Set the data down again, exactly as it reads, but without the pictures.

>> Start

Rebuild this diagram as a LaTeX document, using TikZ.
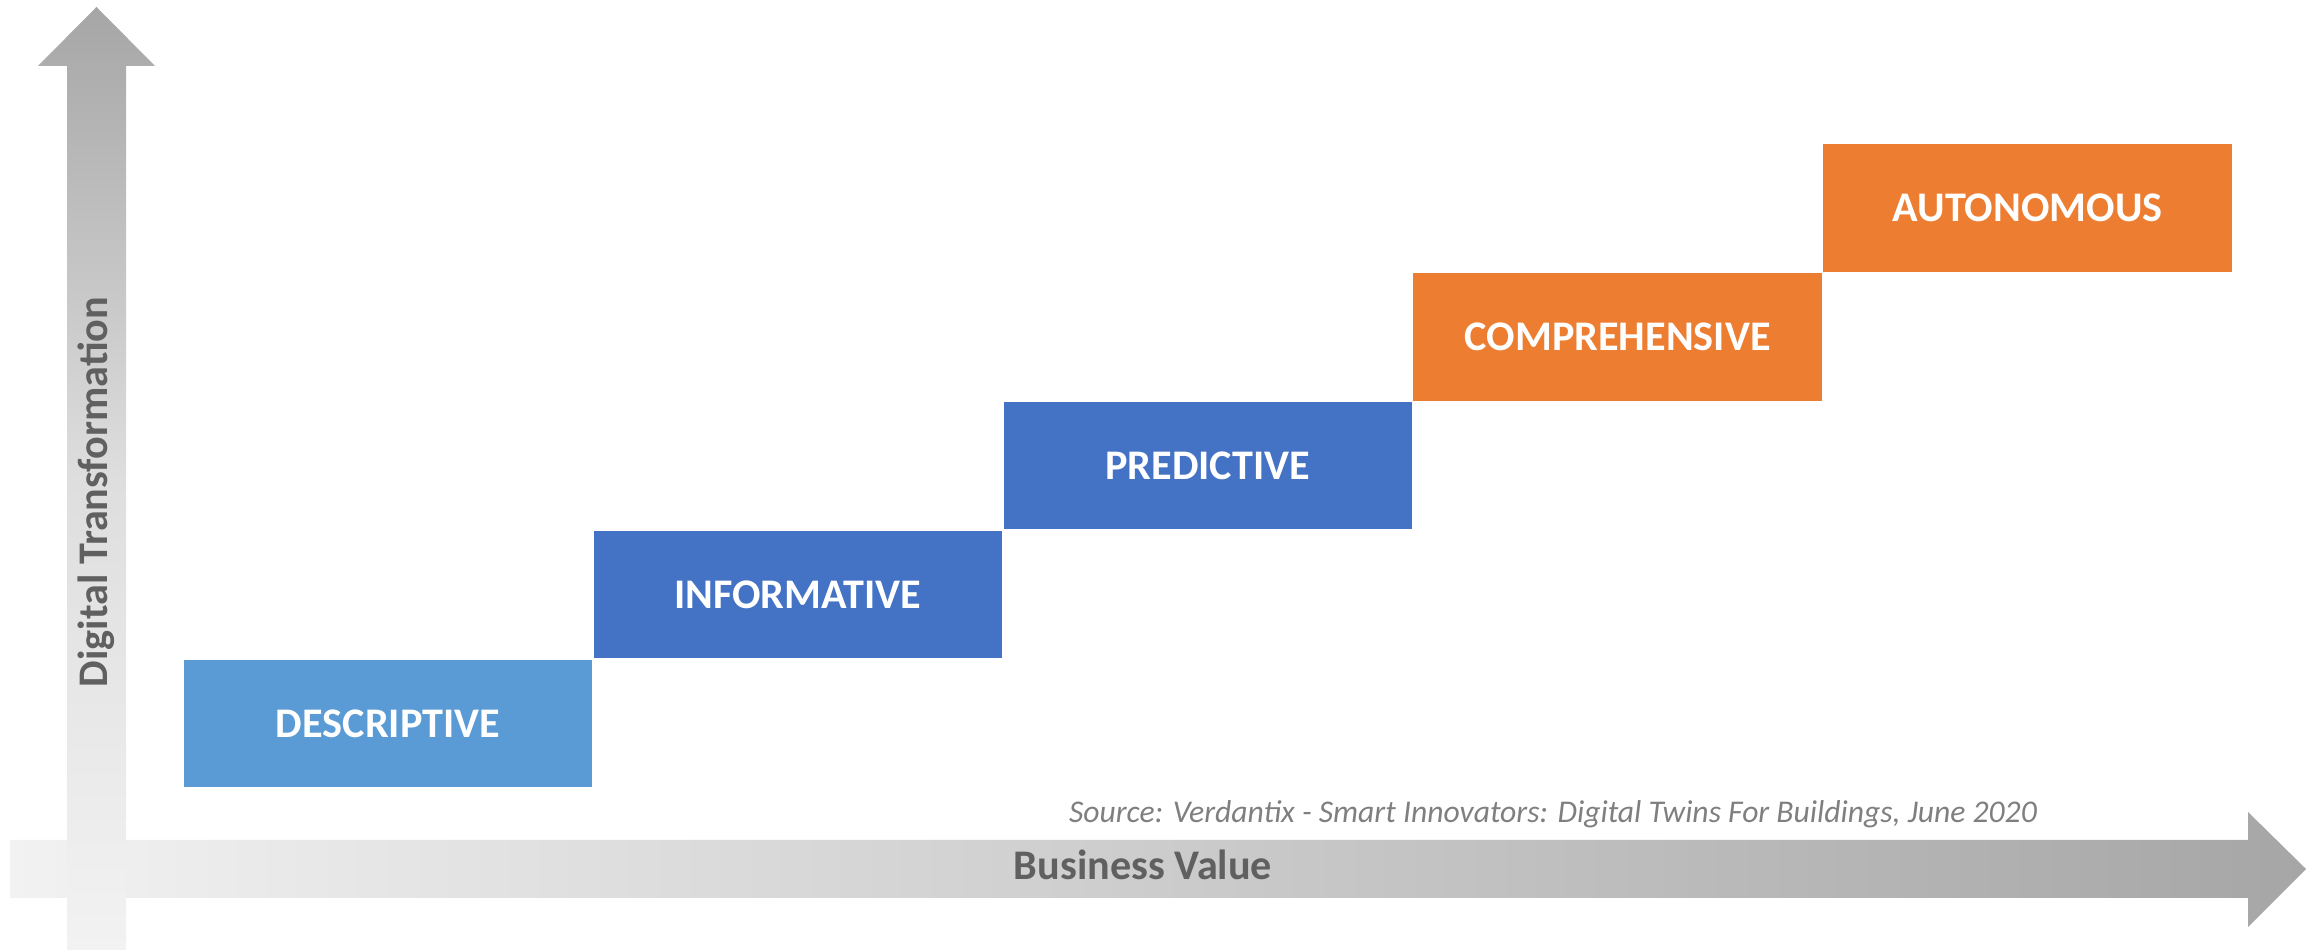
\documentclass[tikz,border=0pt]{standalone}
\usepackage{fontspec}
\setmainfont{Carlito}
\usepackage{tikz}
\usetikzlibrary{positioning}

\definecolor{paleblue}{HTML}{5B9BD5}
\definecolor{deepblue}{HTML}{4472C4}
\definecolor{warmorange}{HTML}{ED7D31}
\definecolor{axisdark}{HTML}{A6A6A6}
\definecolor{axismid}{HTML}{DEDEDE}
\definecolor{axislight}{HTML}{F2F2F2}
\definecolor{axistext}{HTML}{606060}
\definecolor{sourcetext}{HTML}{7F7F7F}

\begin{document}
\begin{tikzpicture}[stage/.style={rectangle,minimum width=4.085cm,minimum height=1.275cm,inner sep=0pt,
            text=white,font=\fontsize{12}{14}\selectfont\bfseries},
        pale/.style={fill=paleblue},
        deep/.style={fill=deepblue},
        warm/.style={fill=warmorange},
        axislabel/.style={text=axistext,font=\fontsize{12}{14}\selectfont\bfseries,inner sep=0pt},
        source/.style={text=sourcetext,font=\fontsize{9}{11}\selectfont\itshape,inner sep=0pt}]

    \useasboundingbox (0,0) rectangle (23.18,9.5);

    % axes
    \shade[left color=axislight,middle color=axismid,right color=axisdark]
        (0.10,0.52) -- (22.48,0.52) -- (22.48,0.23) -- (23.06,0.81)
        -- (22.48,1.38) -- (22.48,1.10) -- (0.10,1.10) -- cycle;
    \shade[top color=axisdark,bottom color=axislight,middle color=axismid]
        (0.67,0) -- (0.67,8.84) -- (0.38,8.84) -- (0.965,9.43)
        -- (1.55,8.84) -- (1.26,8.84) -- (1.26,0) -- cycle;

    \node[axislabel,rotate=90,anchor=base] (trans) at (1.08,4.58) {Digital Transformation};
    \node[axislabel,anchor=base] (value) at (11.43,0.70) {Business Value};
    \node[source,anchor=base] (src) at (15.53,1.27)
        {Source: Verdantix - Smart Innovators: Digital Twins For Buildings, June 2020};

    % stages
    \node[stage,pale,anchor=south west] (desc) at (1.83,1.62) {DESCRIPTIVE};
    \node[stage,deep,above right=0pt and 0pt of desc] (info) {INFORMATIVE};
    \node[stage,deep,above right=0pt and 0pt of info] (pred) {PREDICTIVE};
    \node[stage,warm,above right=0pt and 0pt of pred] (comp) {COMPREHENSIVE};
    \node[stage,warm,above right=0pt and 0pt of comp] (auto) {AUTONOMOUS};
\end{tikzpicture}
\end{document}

>> End

**Response**
Rebuild this diagram as a LaTeX document, using TikZ.
\documentclass[tikz,border=0pt]{standalone}
\usepackage{fontspec}
\setmainfont{Carlito}
\usepackage{tikz}
\usetikzlibrary{positioning}

\definecolor{paleblue}{HTML}{5B9BD5}
\definecolor{deepblue}{HTML}{4472C4}
\definecolor{warmorange}{HTML}{ED7D31}
\definecolor{axisdark}{HTML}{A6A6A6}
\definecolor{axismid}{HTML}{DEDEDE}
\definecolor{axislight}{HTML}{F2F2F2}
\definecolor{axistext}{HTML}{606060}
\definecolor{sourcetext}{HTML}{7F7F7F}

\begin{document}
\begin{tikzpicture}[stage/.style={rectangle,minimum width=4.085cm,minimum height=1.275cm,inner sep=0pt,
            text=white,font=\fontsize{12}{14}\selectfont\bfseries},
        pale/.style={fill=paleblue},
        deep/.style={fill=deepblue},
        warm/.style={fill=warmorange},
        axislabel/.style={text=axistext,font=\fontsize{12}{14}\selectfont\bfseries,inner sep=0pt},
        source/.style={text=sourcetext,font=\fontsize{9}{11}\selectfont\itshape,inner sep=0pt}]

    \useasboundingbox (0,0) rectangle (23.18,9.5);

    % axes
    \shade[left color=axislight,middle color=axismid,right color=axisdark]
        (0.10,0.52) -- (22.48,0.52) -- (22.48,0.23) -- (23.06,0.81)
        -- (22.48,1.38) -- (22.48,1.10) -- (0.10,1.10) -- cycle;
    \shade[top color=axisdark,bottom color=axislight,middle color=axismid]
        (0.67,0) -- (0.67,8.84) -- (0.38,8.84) -- (0.965,9.43)
        -- (1.55,8.84) -- (1.26,8.84) -- (1.26,0) -- cycle;

    \node[axislabel,rotate=90,anchor=base] (trans) at (1.08,4.58) {Digital Transformation};
    \node[axislabel,anchor=base] (value) at (11.43,0.70) {Business Value};
    \node[source,anchor=base] (src) at (15.53,1.27)
        {Source: Verdantix - Smart Innovators: Digital Twins For Buildings, June 2020};

    % stages
    \node[stage,pale,anchor=south west] (desc) at (1.83,1.62) {DESCRIPTIVE};
    \node[stage,deep,above right=0pt and 0pt of desc] (info) {INFORMATIVE};
    \node[stage,deep,above right=0pt and 0pt of info] (pred) {PREDICTIVE};
    \node[stage,warm,above right=0pt and 0pt of pred] (comp) {COMPREHENSIVE};
    \node[stage,warm,above right=0pt and 0pt of comp] (auto) {AUTONOMOUS};
\end{tikzpicture}
\end{document}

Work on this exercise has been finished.